- Stated problem
Find the lines with the string "standalone" and return them.

- Extracted entries
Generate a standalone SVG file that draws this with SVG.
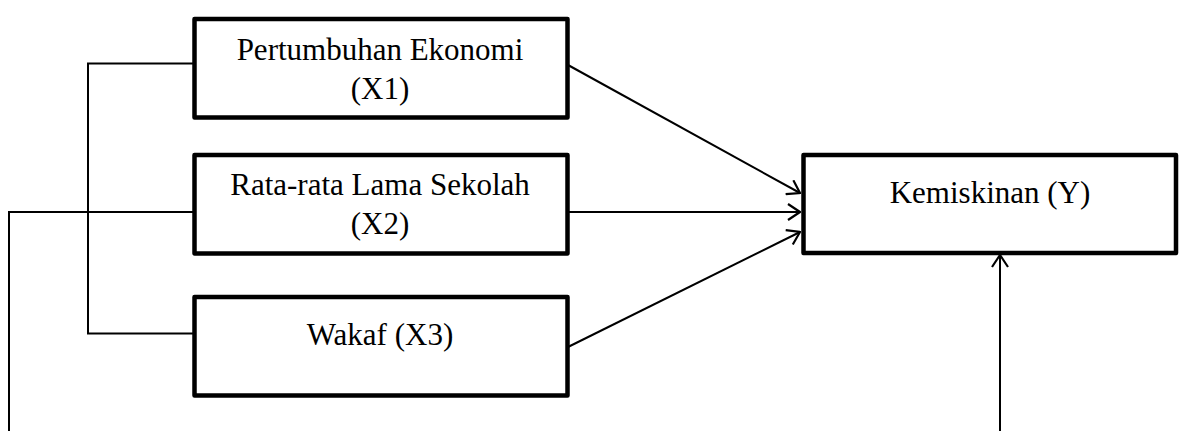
<svg xmlns="http://www.w3.org/2000/svg" width="1182" height="431" viewBox="0 0 1182 431">
<style>
.box{fill:#fff;stroke:#000;stroke-width:4.5;stroke-linejoin:round}
.ln{fill:none;stroke:#000;stroke-width:2}
</style>
<defs>
<marker id="ah" markerUnits="userSpaceOnUse" viewBox="0 0 14 18" refX="13" refY="9" markerWidth="14" markerHeight="18" orient="auto">
<path d="M1,1 L13,9 L1,17" fill="none" stroke="#000" stroke-width="2.2"/>
</marker>
</defs>
<rect width="1182" height="431" fill="#fff"/>
<g id="connectors">
<polyline class="ln" points="194,63.5 88,63.5 88,333.5 194,333.5"/>
<polyline class="ln" points="194,212 9,212 9,431"/>
<line class="ln" x1="568" y1="65" x2="800" y2="193" marker-end="url(#ah)"/>
<line class="ln" x1="568" y1="212" x2="800" y2="212" marker-end="url(#ah)"/>
<line class="ln" x1="568" y1="347" x2="800" y2="232" marker-end="url(#ah)"/>
<line class="ln" x1="1000" y1="431" x2="1000" y2="255" marker-end="url(#ah)"/>
</g>
<g font-family="Liberation Serif, serif" font-size="31" text-anchor="middle" fill="#000">
<g id="x1">
<rect class="box" x="194.5" y="19" width="373" height="98.5"/>
<text x="380" y="60">Pertumbuhan Ekonomi</text>
<text x="380" y="99">(X1)</text>
</g>
<g id="x2">
<rect class="box" x="194.5" y="155" width="373" height="98.5"/>
<text x="380" y="195">Rata-rata Lama Sekolah</text>
<text x="380" y="234">(X2)</text>
</g>
<g id="x3">
<rect class="box" x="194.5" y="297" width="373" height="98.5"/>
<text x="380" y="345">Wakaf (X3)</text>
</g>
<g id="y">
<rect class="box" x="803.5" y="155" width="372.5" height="98"/>
<text x="990" y="203">Kemiskinan (Y)</text>
</g>
</g>
</svg>
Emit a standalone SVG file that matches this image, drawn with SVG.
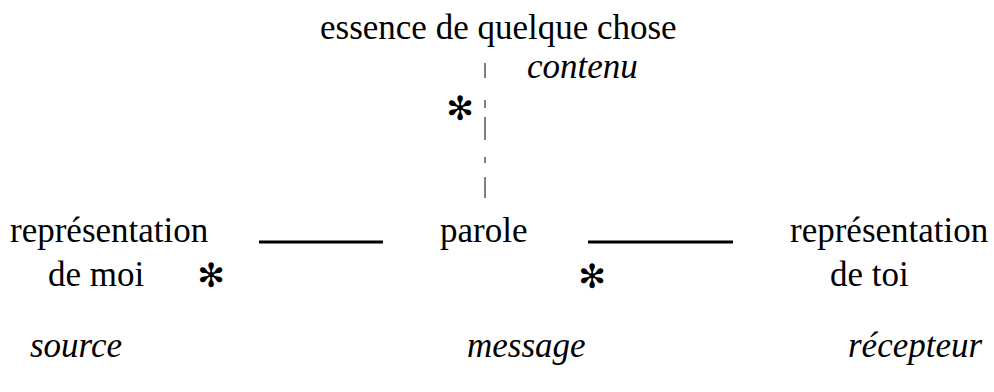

- Full output
Generate a standalone SVG file that draws this with SVG.
Emit a standalone SVG file that matches this image, drawn with SVG.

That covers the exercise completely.